FPS low though using simple examples

Hello,

I’m new to JME and currently trying the basic tutorials from the wiki. All of them work, but my stats say that I only have about 60 frames per second.

I could imagine that it should be much more since the example sceneries (a (one (1))) simple cube isn’t a very complex scene, isn’t it?

Maybe you enabled vsync?

What hardware are you running? Console output should give you some stats on that side of things. And what @normen said, just double check that.

You probably had enabled the option vsync as normen said, it is in the start screen of the app when you chose the resolution.

Hi and thanks for your answers,

unfortunately it’s not that easy: i double checked, and I do not have vsync enabled :frowning:

My hardware is quite old. A standard PC about 6 years old. “Normal” games like minecraft run with good performance, so I thought that it should be better with easy scenes (one cube in the scene graph).

Also it seems, that the framerate is somehow “limited”. There’s no evidence for that, but I tried to increase the number of cube to draw in the scene graph. A long time there’s happening nothing. When I reach about 5000 cubes arranged in a flat array, the framerate drops. I can understand this. But before I do not have more than 2000 cubes in my scene there’s happening nothng with the framerate. It stays constant at 59-60 FPS.

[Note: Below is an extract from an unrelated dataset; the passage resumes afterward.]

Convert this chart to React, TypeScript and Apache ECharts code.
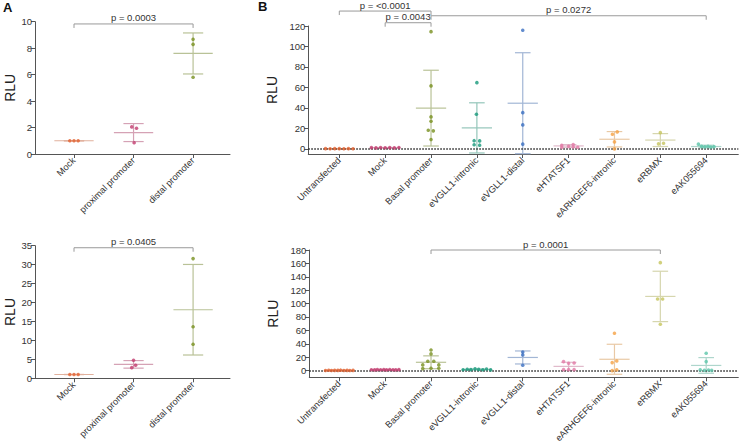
import React, { useEffect, useRef } from "react";
import * as echarts from "echarts";

const FONT = "'Liberation Sans', Arial, Helvetica, sans-serif";

// ---------- Panel A ----------
const catsA = ["Mock", "proximal promoter", "distal promoter"];
const colorsA = ["#E2622F", "#C23B6E", "#78901F"];

const pointsA1 = [[1, 1, 1], [2.05, 1.95, 0.85], [8.67, 8.29, 5.8]];
const jitterA1 = [[-0.07, 0, 0.07], [-0.03, 0.05, 0.01], [0, 0, 0]];
const meanA1 = [1, 1.62, 7.6];
const sdA1 = [0, 0.68, 1.55];
const bracketFromA1 = [0];
const bracketToA1 = [2];
const bracketYA1 = [9.83];
const bracketLabelA1 = ["p = 0.0003"];

const pointsA2 = [[1, 1, 1], [4.75, 3.43, 2.81], [31.6, 13.6, 9.0]];
const jitterA2 = [[-0.07, 0, 0.07], [0, 0.035, -0.03], [0, 0, 0]];
const meanA2 = [1, 3.68, 18.1];
const sdA2 = [0, 1.0, 11.95];
const bracketFromA2 = [0];
const bracketToA2 = [2];
const bracketYA2 = [34.46];
const bracketLabelA2 = ["p = 0.0405"];

// ---------- Panel B ----------
const catsB = [
  "Untransfected", "Mock", "Basal promoter", "eVGLL1-intronic", "eVGLL1-distal",
  "eHTATSF1", "eARHGEF6-intronic", "eRBMX", "eAK055694",
];
const colorsB = ["#E2622F", "#C23B6E", "#78901F", "#17997A", "#3B6FC2", "#E27BA6", "#F5A143", "#C5C45C", "#5CC5AA"];

const pointsB1 = [
  [0.2, 0.1, 0.3, 0.2, 0.1, 0.2, 0.1],
  [1.2, 1.0, 1.3, 1.1, 1.2, 1.0, 1.3],
  [114.5, 61.5, 31.2, 27.0, 18.2, 17.6, 9.1],
  [64.7, 33.8, 8.0, 7.8, 4.0, 3.6],
  [115.8, 35.4, 23.4, 4.6],
  [3.5, 1.5, 2.5, 4.2, 1.8, 1.6],
  [14.3, 16.6, 6.8, 0],
  [15.9, 4.9, 5.5],
  [4.6, 2.4, 2.0, 2.6, 1.8, 2.2],
];
const jitterB1 = [
  [-0.3, -0.2, -0.1, 0, 0.1, 0.2, 0.3],
  [-0.3, -0.2, -0.1, 0, 0.1, 0.2, 0.3],
  [0, 0, 0, 0, -0.06, 0.05, 0],
  [0, -0.01, -0.06, 0.06, -0.06, 0.06],
  [0, 0, 0, 0],
  [-0.15, -0.15, 0, 0.1, 0.1, 0.2],
  [-0.045, 0.06, 0, 0],
  [0, -0.04, 0.07],
  [-0.17, -0.1, -0.03, 0.04, 0.1, 0.17],
];
const meanB1 = [0.15, 1.15, 39.8, 20.5, 44.6, 2.9, 9.4, 8.6, 2.3];
const sdB1 = [0.1, 0.15, 37.0, 24.5, 49.3, 1.3, 7.5, 6.3, 1.3];
const yTicksB1 = [0, 20, 40, 60, 80, 100, 120];
const bracketFromB1 = [0, 1, 2];
const bracketToB1 = [2, 2, 8];
const bracketYB1 = [134.6, 123.2, 130];
const bracketLabelB1 = ["p = <0.0001", "p = 0.0043", "p = 0.0272"];

const pointsB2 = [
  [0.2, 0.5, 0.1, 0.4, 0.3, 0.6, 0.2, 0.4, 0.1, 0.3],
  [1.3, 1.0, 1.5, 1.2, 1.4, 1.1, 1.6, 1.2, 1.0, 1.4],
  [30.8, 24.9, 13.9, 13.9, 8.5, 8.5, 3.0, 3.5, 3.5],
  [1.2, 2.0, 1.5, 2.6, 1.8, 1.3, 2.4, 1.0],
  [27.8, 23.4, 8.0],
  [13.4, 10.9, 11.4, 1.5, 1.5, 1.5],
  [55.7, 14.4, 11.9, 1.0, 0],
  [161.1, 106.9, 106.9, 69.1],
  [25.9, 13.4, 1.0, 0.5, 0.8, 0.3],
];
const jitterB2 = [
  [-0.3, -0.23, -0.17, -0.1, -0.03, 0.03, 0.1, 0.17, 0.23, 0.3],
  [-0.3, -0.23, -0.17, -0.1, -0.03, 0.03, 0.1, 0.17, 0.23, 0.3],
  [0, 0, -0.07, 0.06, -0.18, 0.17, -0.18, 0, 0.17],
  [-0.3, -0.21, -0.13, -0.04, 0.04, 0.13, 0.21, 0.3],
  [0, 0, 0],
  [-0.11, 0, 0.12, -0.11, 0, 0.12],
  [0, 0.05, -0.05, 0.05, -0.05],
  [0, -0.06, 0.05, 0],
  [0, 0, -0.13, -0.04, 0.05, 0.12],
];
const meanB2 = [0.3, 1.3, 12.4, 1.7, 19.6, 6.3, 16.9, 110.7, 7.7];
const sdB2 = [0.2, 0.2, 9.6, 0.5, 9.7, 6.1, 22.4, 37.6, 11.7];
const yTicksB2 = [0, 20, 40, 60, 80, 100, 120, 140, 160, 180];
const bracketFromB2 = [2];
const bracketToB2 = [7];
const bracketYB2 = [180];
const bracketLabelB2 = ["p = 0.0001"];

const yTicksA1 = [0, 2, 4, 6, 8, 10];
const yTicksA2 = [0, 5, 10, 15, 20, 25, 30, 35];

function tint(hex: string, a: number) {
  const base = 225;
  const r = parseInt(hex.slice(1, 3), 16);
  const g = parseInt(hex.slice(3, 5), 16);
  const b = parseInt(hex.slice(5, 7), 16);
  const m = (v: number) => Math.round(a * v + (1 - a) * base);
  return `rgb(${m(r)},${m(g)},${m(b)})`;
}

function panelSeries(
  axisIdx: number,
  colors: string[],
  points: number[][],
  jitter: number[][],
  means: number[],
  sds: number[],
  bFrom: number[],
  bTo: number[],
  bY: number[],
  bLabel: string[],
  zeroLine: boolean
) {
  const scatterData: any[] = [];
  points.forEach((vals, c) =>
    vals.forEach((v, k) =>
      scatterData.push({ value: [c + jitter[c][k], v], itemStyle: { color: colors[c] } })
    )
  );
  const scatter: any = {
    type: "scatter",
    xAxisIndex: axisIdx,
    yAxisIndex: axisIdx,
    symbolSize: 3.6,
    z: 4,
    data: scatterData,
  };
  if (zeroLine) {
    scatter.markLine = {
      silent: true,
      symbol: ["none", "none"],
      label: { show: false },
      lineStyle: { color: "#222", type: [1.5, 1.5], width: 1.5 },
      data: [{ yAxis: 0 }],
      z: 3,
    };
  }
  const errors = {
    type: "custom",
    xAxisIndex: axisIdx,
    yAxisIndex: axisIdx,
    clip: false,
    z: 2,
    data: means.map((m, c) => [c, m, sds[c]]),
    renderItem: (params: any, api: any) => {
      const c = api.value(0);
      const m = api.value(1);
      const s = api.value(2);
      const mid = api.coord([c, m]);
      const hi = api.coord([c, m + s]);
      const lo = api.coord([c, m - s]);
      const w = api.size([1, 0])[0];
      const col = tint(colors[params.dataIndex], 0.38);
      const st = { stroke: col, lineWidth: 1.2 };
      const ln = (x1: number, y1: number, x2: number, y2: number) => ({
        type: "line",
        shape: { x1, y1, x2, y2 },
        style: st,
      });
      return {
        type: "group",
        children: [
          ln(mid[0], hi[1], mid[0], lo[1]),
          ln(mid[0] - 0.33 * w, mid[1], mid[0] + 0.33 * w, mid[1]),
          ln(mid[0] - 0.17 * w, hi[1], mid[0] + 0.17 * w, hi[1]),
          ln(mid[0] - 0.17 * w, lo[1], mid[0] + 0.17 * w, lo[1]),
        ],
      };
    },
  };
  const brackets = {
    type: "custom",
    xAxisIndex: axisIdx,
    yAxisIndex: axisIdx,
    clip: false,
    z: 5,
    data: bFrom.map((f, i) => [f, bY[i], bTo[i]]),
    renderItem: (params: any, api: any) => {
      const y = api.value(1);
      const p1 = api.coord([api.value(0), y]);
      const p2 = api.coord([api.value(2), y]);
      return {
        type: "group",
        children: [
          {
            type: "polyline",
            shape: {
              points: [
                [p1[0], p1[1] + 4],
                [p1[0], p1[1]],
                [p2[0], p2[1]],
                [p2[0], p2[1] + 4],
              ],
            },
            style: { stroke: "#9a9a9a", lineWidth: 1, fill: "none" },
          },
          {
            type: "text",
            x: (p1[0] + p2[0]) / 2,
            y: p1[1] - 6,
            style: {
              text: bLabel[params.dataIndex],
              align: "center",
              verticalAlign: "middle",
              fontSize: 9.5,
              fontFamily: FONT,
              fill: "#333",
            },
          },
        ],
      };
    },
  };
  return [errors, scatter, brackets];
}

const axisLineStyle = { lineStyle: { color: "#555", width: 1 } };

function xAxisFor(gridIndex: number, cats: string[], min: number, max: number) {
  const idx = cats.map((_, i) => i);
  return {
    type: "value",
    gridIndex,
    min,
    max,
    splitLine: { show: false },
    axisLine: { show: true, onZero: false, ...axisLineStyle },
    axisTick: { show: true, length: 4, customValues: idx, lineStyle: { color: "#555" } },
    axisLabel: {
      customValues: idx,
      formatter: (v: number) => cats[Math.round(v)] ?? "",
      rotate: 45,
      fontSize: 9.2,
      fontFamily: FONT,
      color: "#333",
      margin: 5,
    },
  };
}

function yAxisFor(gridIndex: number, min: number, max: number, ticks: number[], nameGap: number) {
  return {
    type: "value",
    gridIndex,
    min,
    max,
    name: "RLU",
    nameLocation: "middle",
    nameGap,
    nameTextStyle: { fontSize: 14, fontFamily: FONT, color: "#222" },
    splitLine: { show: false },
    axisLine: { show: true, onZero: false, ...axisLineStyle },
    axisTick: { show: true, length: 4, customValues: ticks, lineStyle: { color: "#555" } },
    axisLabel: { customValues: ticks, fontSize: 9.5, fontFamily: FONT, color: "#333", margin: 3 },
  };
}

export default function App() {
  const ref = useRef<HTMLDivElement>(null);
  useEffect(() => {
    if (!ref.current) return;
    const chart = echarts.init(ref.current, undefined, { renderer: "svg" });
    chart.setOption({
      animation: false,
      backgroundColor: "#fff",
      textStyle: { fontFamily: FONT },
      grid: [
        { left: 35, top: 21.7, width: 195, height: 132.3 },
        { left: 35, top: 245.7, width: 195, height: 132.6 },
        { left: 308.3, top: 26, width: 430, height: 128 },
        { left: 309.3, top: 250, width: 429, height: 127.4 },
      ],
      xAxis: [
        xAxisFor(0, catsA, -0.655, 2.62),
        xAxisFor(1, catsA, -0.655, 2.62),
        xAxisFor(2, catsB, -0.676, 8.7),
        xAxisFor(3, catsB, -0.654, 8.7),
      ],
      yAxis: [
        yAxisFor(0, 0, 10, yTicksA1, 18),
        yAxisFor(1, 0, 35, yTicksA2, 18),
        yAxisFor(2, -5, 120, yTicksB1, 21),
        yAxisFor(3, -10, 180, yTicksB2, 21),
      ],
      graphic: [
        { type: "text", left: 3, top: 1, style: { text: "A", fontSize: 13, fontWeight: "bold", fontFamily: FONT, fill: "#111" } },
        { type: "text", left: 258, top: 0, style: { text: "B", fontSize: 13, fontWeight: "bold", fontFamily: FONT, fill: "#111" } },
      ],
      series: [
        ...panelSeries(0, colorsA, pointsA1, jitterA1, meanA1, sdA1, bracketFromA1, bracketToA1, bracketYA1, bracketLabelA1, false),
        ...panelSeries(1, colorsA, pointsA2, jitterA2, meanA2, sdA2, bracketFromA2, bracketToA2, bracketYA2, bracketLabelA2, false),
        ...panelSeries(2, colorsB, pointsB1, jitterB1, meanB1, sdB1, bracketFromB1, bracketToB1, bracketYB1, bracketLabelB1, true),
        ...panelSeries(3, colorsB, pointsB2, jitterB2, meanB2, sdB2, bracketFromB2, bracketToB2, bracketYB2, bracketLabelB2, true),
      ],
    });
    return () => chart.dispose();
  }, []);
  return (
    <div
      ref={ref}
      style={{ position: "fixed", left: 0, top: 0, width: 739, height: 445, background: "#fff" }}
    />
  );
}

If vsync is on then you will get the behavior you have… so perhaps it is being forced in the driver settings or something.

If the single blue test cube is only running at a fixed 60 FPS then that is very suspicious. It means the rendering is locked to the refresh rate as in “vsynch enabled”.

So it certainly seems like vsynch is enabled.

To avoid misunderstandings: when you talking about “vsync enabled” you mean that “vsync checkbox” in the configuration window of jMonkeyEngine that appears when I’m starting the application?

Well, that checkbox is really DISabled :frowning:

Check your driver settings… maybe you are forcing it for all apps.

Something seems to be locking refresh rate to 60 FPS. And making the HUGE assumption that you haven’t made any mods to the JME sample app then it must be external to JME.

Also…60 fps is plenty enough…As long as you witnessed that you still have 60 with 2000 cubes (which is not bad at all), I guess that’s not really an issue.
It’s healhtier for your card also…

Some hardware and drivers do this limit, since 60 fps is the maximum fps that an human can see.

That’s not really true.

But if your refresh rate on your monitor is only 60 FPS then there is no reason (other than seeing how big your stick is) to run faster.

Are you using linux with opensource drivers maybe?
Because if I am not mistaken mesa drivers force vsync by default.

Touché. I’m using open source drivers. Maybe that’s the problem.

If that is the cause, it means, that I do not have to worry about the power of my computer and can spend the money in some books instead of a new computer.

Thanks to you all for your answers.

JME 3.1 has a frame profiler built in the shows a graph of where time is spent. You’d have to build from source to use 3.1 but it would give you a little graphical pop-up.

…would be interesting to see where the drivers swallow the time and if it makes the display invalid for some reason.

I have a laptop on linux with bumblebee (nvidia optimus) and if I want to force disable vsync on Intel card I type “vblank_mode=0 java -jar Game.jar” :grinning:

vblank_mode=0 works for me, too. Though there is no felt difference while moving around in the scene, but the framerate is not limited to 60 FPS. :slight_smile:

Wow! I had this problem and didn’t noticed! I’m using linux also.

For me it worked by setting vblank_mode=0 on /etc/environment.

Even if vSync is good for saving resources, I need to disable it to check if my FPS decreases alot after some change on game :yum:

Thanks!!

The frame profiling popup that is included in 3.1 taps into some new profiling interface that is also new in 3.1. It hooks in a listener that collects the different frame steps for building the graphic but one could just as easily catch them to put frame timing in the HUD. So for example, instead of tracking FPS you could track how many nanos/millis it takes to render the frame.

Depending on how the drivers are swallowing the extra frame time, this should tell you the same thing (did my game get laggier than I want) but even when frame rate locked. It’s a theory anyway.